Retype only what runs from the first line of the listing to the line holding "var suspErr = [0.31, 0.31, 0.28, 0.2, 0];", both included. Do not retype the pictures.
>>>
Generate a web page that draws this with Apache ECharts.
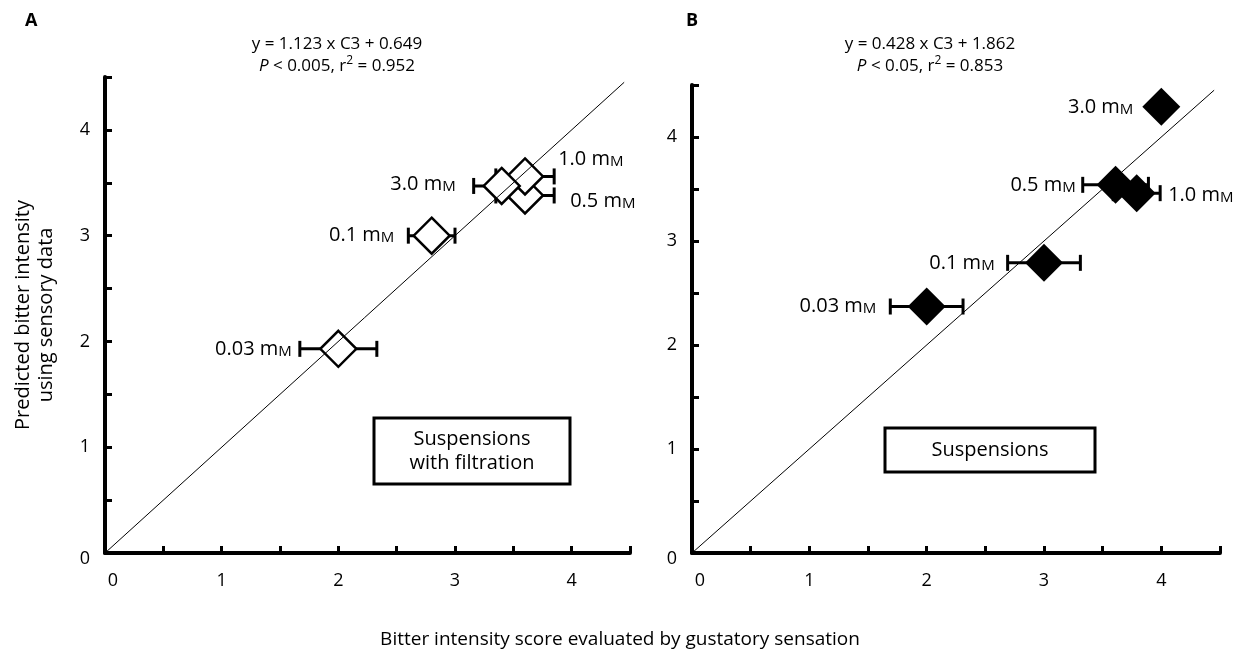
<!DOCTYPE html>
<html>
<head>
<meta charset="utf-8">
<script src="https://cdn.jsdelivr.net/npm/echarts@6.0.0/dist/echarts.min.js"></script>
<style>
  html, body { margin: 0; padding: 0; background: #fff; }
  #main { width: 1238px; height: 651px; }
</style>
</head>
<body>
<div id="main"></div>
<script>
// concentrations (labels of the points)
var concLabels = ['0.03', '0.1', '0.5', '1.0', '3.0'];

// panel A: suspensions with filtration (open diamonds)
var filtX = [2.0, 2.8, 3.6, 3.6, 3.4];
var filtY = [1.93, 3.0, 3.38, 3.56, 3.47];
var filtErr = [0.33, 0.2, 0.25, 0.25, 0.24];

// panel B: suspensions (filled diamonds)
var suspX = [2.0, 3.0, 3.61, 3.79, 4.0];
var suspY = [2.37, 2.79, 3.54, 3.46, 4.29];
var suspErr = [0.31, 0.31, 0.28, 0.2, 0];

// y = x reference line
var refLine = [0, 4.45];
var tickLabels = [0, 1, 2, 3, 4];

var FONT = '"Open Sans", "Noto Sans", sans-serif';

// where each point label sits (side of the error bar, gap, shift)
var placeA = [
  { side: 'left', gap: 8, dy: 0 },
  { side: 'left', gap: 14, dy: 0 },
  { side: 'right', gap: 16, dy: 6 },
  { side: 'right', gap: 4, dy: -17 },
  { side: 'left', gap: 18, dy: -2 }
];
var placeB = [
  { side: 'left', gap: 14, dy: 0 },
  { side: 'left', gap: 13, dy: 0 },
  { side: 'left', gap: 7, dy: 0 },
  { side: 'right', gap: 8, dy: 2 },
  { side: 'left', gap: 28, dy: 0 }
];

var chartDom = document.getElementById('main');
var myChart = echarts.init(chartDom);

function makeAxis(idx, isX) {
  return {
    gridIndex: idx,
    type: 'value',
    min: 0,
    max: 4.5,
    interval: 0.5,
    axisLine: { lineStyle: { color: '#000', width: 4 } },
    axisTick: { inside: true, length: 7, lineStyle: { color: '#000', width: 3 } },
    splitLine: { show: false },
    axisLabel: {
      color: '#000',
      fontSize: 18,
      fontFamily: FONT,
      margin: isX ? 19 : 15,
      formatter: function (v) {
        if (tickLabels.indexOf(v) < 0) return '';
        return v === 0 ? '{z|0}' : String(v);
      },
      rich: {
        // the zero labels sit a bit off the corner
        z: isX ? { fontSize: 18, fontFamily: FONT, color: '#000', padding: [0, 0, 0, 16] }
               : { fontSize: 18, fontFamily: FONT, color: '#000', padding: [12, 0, 0, 0] }
      }
    }
  };
}

function errRender(params, api) {
  var x = api.value(0), y = api.value(1), e = api.value(2);
  if (!e) return null;
  var l = api.coord([x - e, y]);
  var r = api.coord([x + e, y]);
  var h = 8;
  var st = { stroke: '#000', lineWidth: 3 };
  return {
    type: 'group',
    children: [
      { type: 'line', shape: { x1: l[0], y1: l[1], x2: r[0], y2: r[1] }, style: st },
      { type: 'line', shape: { x1: l[0], y1: l[1] - h, x2: l[0], y2: l[1] + h }, style: st },
      { type: 'line', shape: { x1: r[0], y1: r[1] - h, x2: r[0], y2: r[1] + h }, style: st }
    ]
  };
}

function labelRender(place) {
  return function (params, api) {
    var i = params.dataIndex;
    var x = api.value(0), y = api.value(1), e = api.value(2);
    var p = place[i];
    var ax = p.side === 'left' ? x - e : x + e;
    var pt = api.coord([ax, y]);
    return {
      type: 'text',
      x: p.side === 'left' ? pt[0] - p.gap : pt[0] + p.gap,
      y: pt[1] + p.dy,
      style: {
        text: concLabels[i] + ' m{s|M}',
        fill: '#000',
        font: '20px ' + FONT,
        align: p.side === 'left' ? 'right' : 'left',
        verticalAlign: 'middle',
        rich: { s: { fontSize: 15, fontFamily: FONT, fill: '#000', verticalAlign: 'bottom' } }
      }
    };
  };
}

function zip3(a, b, c) {
  return a.map(function (v, i) { return [v, b[i], c[i]]; });
}

var dataA = zip3(filtX, filtY, filtErr);
var dataB = zip3(suspX, suspY, suspErr);

var option = {
  animation: false,
  grid: [
    { left: 105, top: 77, width: 525, height: 476 },
    { left: 692, top: 85, width: 528, height: 468 }
  ],
  xAxis: [makeAxis(0, true), makeAxis(1, true)],
  yAxis: [makeAxis(0, false), makeAxis(1, false)],
  series: [
    {
      type: 'custom', xAxisIndex: 0, yAxisIndex: 0, z: 1,
      renderItem: errRender, data: dataA, silent: true
    },
    {
      type: 'scatter', xAxisIndex: 0, yAxisIndex: 0, z: 2,
      symbol: 'diamond', symbolSize: 36,
      itemStyle: { color: '#fff', borderColor: '#000', borderWidth: 2.5, opacity: 1 },
      data: dataA.map(function (d) { return [d[0], d[1]]; }), silent: true
    },
    {
      type: 'line', xAxisIndex: 0, yAxisIndex: 0, z: 3,
      symbol: 'none', lineStyle: { color: '#000', width: 1 },
      data: refLine.map(function (v) { return [v, v]; }), silent: true
    },
    {
      type: 'custom', xAxisIndex: 0, yAxisIndex: 0, z: 4,
      renderItem: labelRender(placeA), data: dataA, silent: true
    },
    {
      type: 'custom', xAxisIndex: 1, yAxisIndex: 1, z: 1,
      renderItem: errRender, data: dataB, silent: true
    },
    {
      type: 'scatter', xAxisIndex: 1, yAxisIndex: 1, z: 2,
      symbol: 'diamond', symbolSize: 38,
      itemStyle: { color: '#000', opacity: 1 },
      data: dataB.map(function (d) { return [d[0], d[1]]; }), silent: true
    },
    {
      type: 'line', xAxisIndex: 1, yAxisIndex: 1, z: 3,
      symbol: 'none', lineStyle: { color: '#000', width: 1 },
      data: refLine.map(function (v) { return [v, v]; }), silent: true
    },
    {
      type: 'custom', xAxisIndex: 1, yAxisIndex: 1, z: 4,
      renderItem: labelRender(placeB), data: dataB, silent: true
    }
  ],
  graphic: [
    { type: 'text', left: 25, top: 12, style: { text: 'A', font: 'bold 18px ' + FONT, fill: '#000' } },
    { type: 'text', left: 686, top: 12, style: { text: 'B', font: 'bold 18px ' + FONT, fill: '#000' } },
    {
      type: 'text', x: 337, y: 33,
      style: {
        text: 'y = 1.123 x C3 + 0.649\n{i|P} < 0.005, r{sup|2} = 0.952',
        font: '17px ' + FONT, fill: '#000', align: 'center', lineHeight: 22,
        rich: {
          i: { fontStyle: 'italic', fontSize: 17, fontFamily: FONT },
          sup: { fontSize: 12, fontFamily: FONT, verticalAlign: 'top' }
        }
      }
    },
    {
      type: 'text', x: 930, y: 33,
      style: {
        text: 'y = 0.428 x C3 + 1.862\n{i|P} < 0.05, r{sup|2} = 0.853',
        font: '17px ' + FONT, fill: '#000', align: 'center', lineHeight: 22,
        rich: {
          i: { fontStyle: 'italic', fontSize: 17, fontFamily: FONT },
          sup: { fontSize: 12, fontFamily: FONT, verticalAlign: 'top' }
        }
      }
    },
    {
      type: 'rect', shape: { x: 374, y: 418, width: 196, height: 66 },
      style: { fill: '#fff', stroke: '#000', lineWidth: 3 }, z: 10
    },
    {
      type: 'text', x: 472, y: 451, z: 11,
      style: {
        text: 'Suspensions\nwith filtration', font: '20px ' + FONT, fill: '#000',
        align: 'center', verticalAlign: 'middle', lineHeight: 24
      }
    },
    {
      type: 'rect', shape: { x: 885, y: 428, width: 210, height: 44 },
      style: { fill: '#fff', stroke: '#000', lineWidth: 3 }, z: 10
    },
    {
      type: 'text', x: 990, y: 450, z: 11,
      style: { text: 'Suspensions', font: '20px ' + FONT, fill: '#000', align: 'center', verticalAlign: 'middle' }
    },
    {
      type: 'text', x: 35, y: 315, rotation: Math.PI / 2,
      style: {
        text: 'Predicted bitter intensity\nusing sensory data', font: '20px ' + FONT, fill: '#000',
        align: 'center', verticalAlign: 'middle', lineHeight: 23
      }
    },
    {
      type: 'text', x: 620, y: 640,
      style: {
        text: 'Bitter intensity score evaluated by gustatory sensation', font: '19px ' + FONT, fill: '#000',
        align: 'center', verticalAlign: 'middle'
      }
    }
  ]
};

option && myChart.setOption(option);
</script>
</body>
</html>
<<<
**Exercise solution:**
Generate a web page that draws this with Apache ECharts.
<!DOCTYPE html>
<html>
<head>
<meta charset="utf-8">
<script src="https://cdn.jsdelivr.net/npm/echarts@6.0.0/dist/echarts.min.js"></script>
<style>
  html, body { margin: 0; padding: 0; background: #fff; }
  #main { width: 1238px; height: 651px; }
</style>
</head>
<body>
<div id="main"></div>
<script>
// concentrations (labels of the points)
var concLabels = ['0.03', '0.1', '0.5', '1.0', '3.0'];

// panel A: suspensions with filtration (open diamonds)
var filtX = [2.0, 2.8, 3.6, 3.6, 3.4];
var filtY = [1.93, 3.0, 3.38, 3.56, 3.47];
var filtErr = [0.33, 0.2, 0.25, 0.25, 0.24];

// panel B: suspensions (filled diamonds)
var suspX = [2.0, 3.0, 3.61, 3.79, 4.0];
var suspY = [2.37, 2.79, 3.54, 3.46, 4.29];
var suspErr = [0.31, 0.31, 0.28, 0.2, 0];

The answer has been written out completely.